On March 15, Johnson addressed a joint session of Congress to call for the Voting Rights Act. It was introduced in the Senate on March 18 by Senate Majority Leader Mike Mansfield of Montana and Republican Minority Leader Everett Dirksen of Illinois. 
A second March to Montgomery, this time under the protection of Federal Authorities, got underway on March 21 and arrived at the Alabama capital for a massive rally on March 25 with the renewed purpose to supporting the Voting Rights Act.  After the rally a white Unitarian Universalist volunteer from Michigan, Viola Liuzzo, was shot and killed while driving a Black demonstrator back to Selma. 

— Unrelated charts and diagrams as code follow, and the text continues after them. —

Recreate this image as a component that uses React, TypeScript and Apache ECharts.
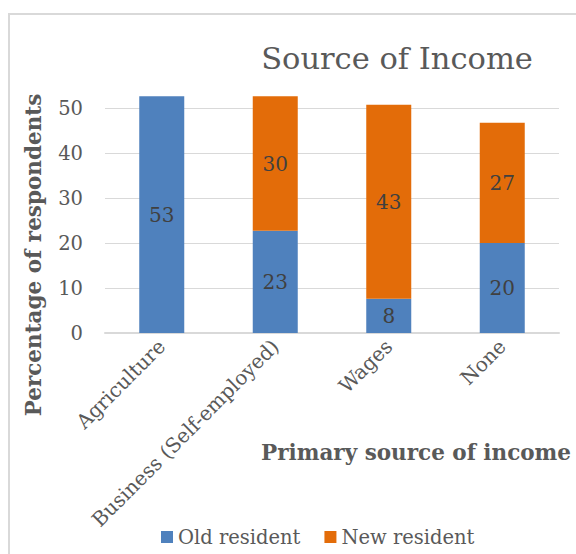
import React, { useEffect, useRef } from "react";
import * as echarts from "echarts";

const categories = ["Agriculture", "Business (Self-employed)", "Wages", "None"];
const oldResident = [52.6, 22.7, 7.6, 20.0];
const newResident = [0, 29.9, 43.1, 26.7];
const seriesNames = ["Old resident", "New resident"];
const chartTitle = "Source of Income";
const xTitle = "Primary source of income";
const yTitle = "Percentage of respondents";

const FONT = "'DejaVu Serif', serif";

export default function App() {
  const ref = useRef<HTMLDivElement>(null);
  useEffect(() => {
    if (!ref.current) return;
    const chart = echarts.init(ref.current, null, { renderer: "svg" });
    const labelFmt = (p: any) => (p.value ? String(Math.round(p.value)) : "");
    chart.setOption({
      animation: false,
      backgroundColor: "#ffffff",
      textStyle: { fontFamily: FONT },
      grid: { left: 105, right: 17, top: 63, bottom: 221, containLabel: false },
      legend: {
        data: seriesNames,
        left: 156,
        top: 522,
        itemWidth: 12,
        itemHeight: 12,
        itemGap: 24,
        icon: "rect",
        textStyle: { fontFamily: FONT, fontSize: 19.5, color: "#595959" },
      },
      xAxis: {
        type: "category",
        data: categories,
        axisLine: { lineStyle: { color: "#d9d9d9", width: 2 } },
        axisTick: { show: false },
        axisLabel: {
          rotate: 45,
          margin: 10,
          interval: 0,
          fontFamily: FONT,
          fontSize: 20,
          color: "#595959",
        },
      },
      yAxis: {
        type: "value",
        min: 0,
        max: 60,
        interval: 10,
        axisLine: { show: false },
        axisTick: { show: false },
        axisLabel: {
          showMaxLabel: false,
          margin: 22,
          fontFamily: FONT,
          fontSize: 19.5,
          color: "#595959",
        },
        splitLine: {
          lineStyle: {
            width: 1,
            color: ["#d9d9d9", "#d9d9d9", "#d9d9d9", "#d9d9d9", "#d9d9d9", "#d9d9d9", "rgba(0,0,0,0)"],
          },
        },
      },
      series: [
        {
          name: seriesNames[0],
          type: "bar",
          stack: "total",
          data: oldResident,
          barWidth: 45,
          itemStyle: { color: "#4F81BD" },
          label: {
            show: true,
            position: "inside",
            formatter: labelFmt,
            fontFamily: FONT,
            fontSize: 20,
            color: "#404040",
          },
        },
        {
          name: seriesNames[1],
          type: "bar",
          stack: "total",
          data: newResident,
          barWidth: 45,
          itemStyle: { color: "#E36C09" },
          label: {
            show: true,
            position: "inside",
            formatter: labelFmt,
            fontFamily: FONT,
            fontSize: 20,
            color: "#404040",
          },
        },
      ],
      graphic: [
        {
          type: "rect",
          shape: { x: 9, y: 14, width: 700, height: 700 },
          style: { fill: "none", stroke: "#d9d9d9", lineWidth: 2 },
          silent: true,
        },
        {
          type: "text",
          x: 397,
          y: 58,
          style: {
            text: chartTitle,
            fontFamily: FONT,
            fontSize: 30.5,
            fill: "#595959",
            textAlign: "center",
            textVerticalAlign: "middle",
          },
        },
        {
          type: "text",
          x: 416,
          y: 452,
          style: {
            text: xTitle,
            fontFamily: FONT,
            fontWeight: "bold",
            fontSize: 21.5,
            fill: "#595959",
            textAlign: "center",
            textVerticalAlign: "middle",
          },
        },
        {
          type: "text",
          x: 33,
          y: 255,
          rotation: Math.PI / 2,
          style: {
            text: yTitle,
            fontFamily: FONT,
            fontWeight: "bold",
            fontSize: 21.5,
            fill: "#595959",
            textAlign: "center",
            textVerticalAlign: "middle",
          },
        },
      ],
    });
    return () => chart.dispose();
  }, []);
  return (
    <div
      ref={ref}
      style={{ position: "absolute", left: 0, top: 0, width: 576, height: 554 }}
    />
  );
}
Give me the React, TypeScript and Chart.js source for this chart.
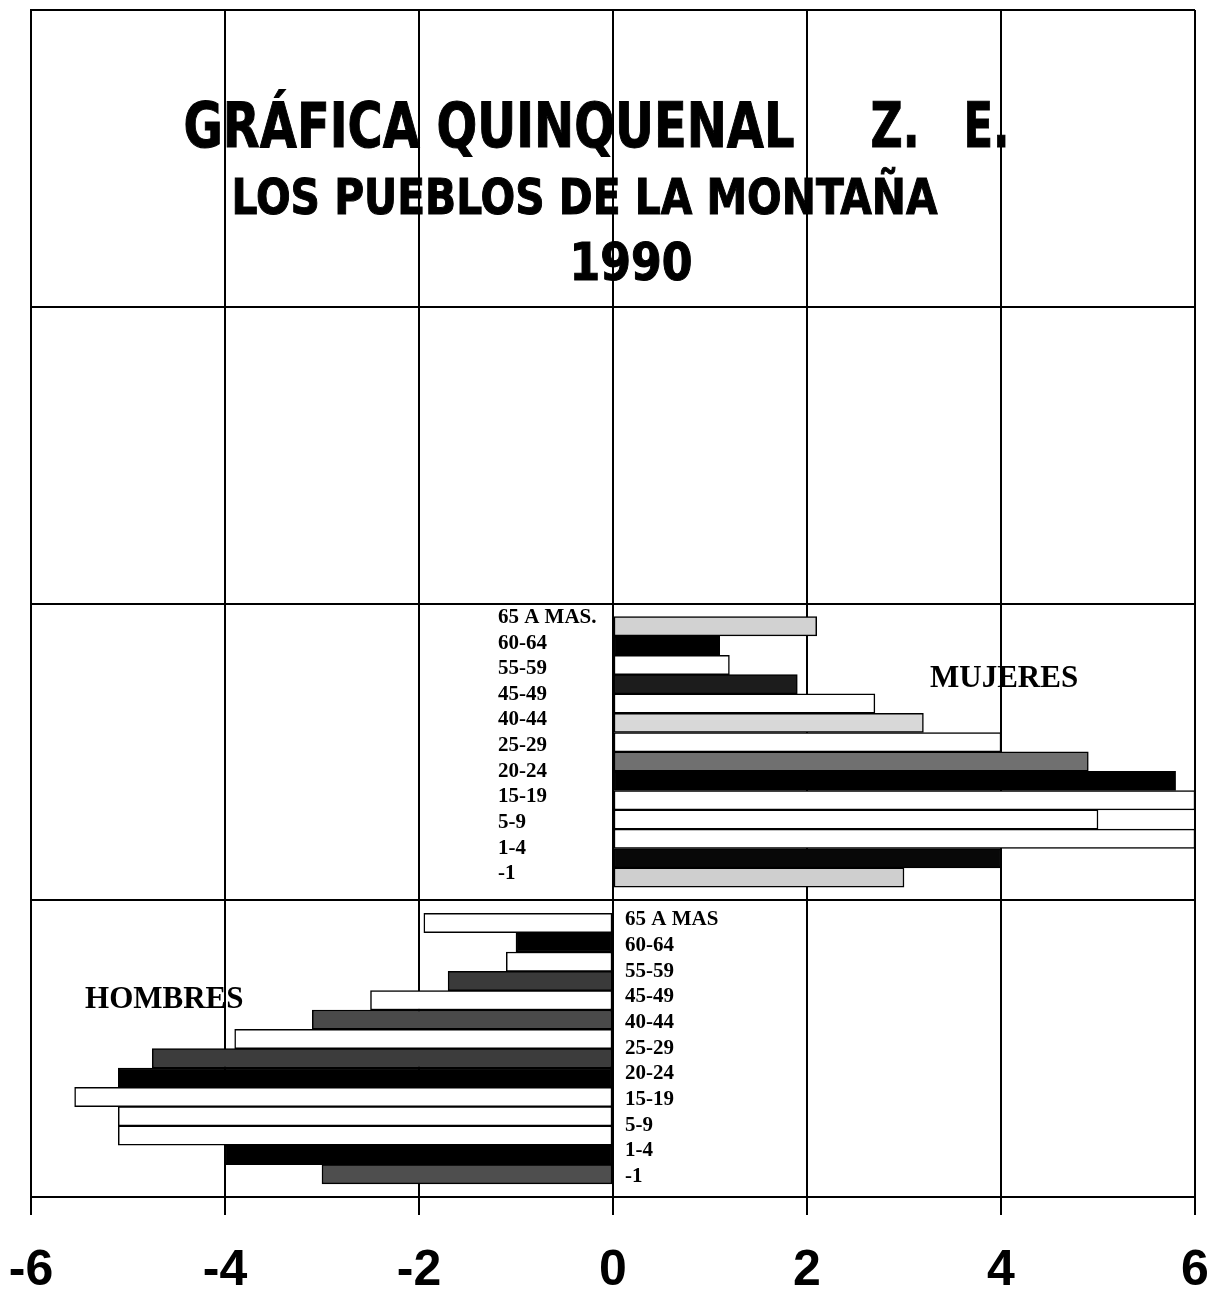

That only stepped up pressure on Congress, where despite a fierce last line of resistance by Southern Democrats, a filibuster was broken and the measure passed the upper chamber on May 26.   The vote was 77-19 with 47 Democrats in favor, 17 opposed and 30 Republicans—who still were proud to be the party of Lincoln—in favor and 2 opposed. 
Delaying tactics and attempts at gutting the measure by amendment slowed action in the House of Representatives but it passed with minor amendments on a vote of 333-85 when Congress reconvened from the Independence Day recess on July 9.  A Conference Committee reconciliation of the two versions cleared the House on August 3 and the Senate the next day. 
Johnson wasted no time scheduling a signing ceremony for August 6, just allowing enough time for major Civil Rights figures including King and Rosa Parks to attend.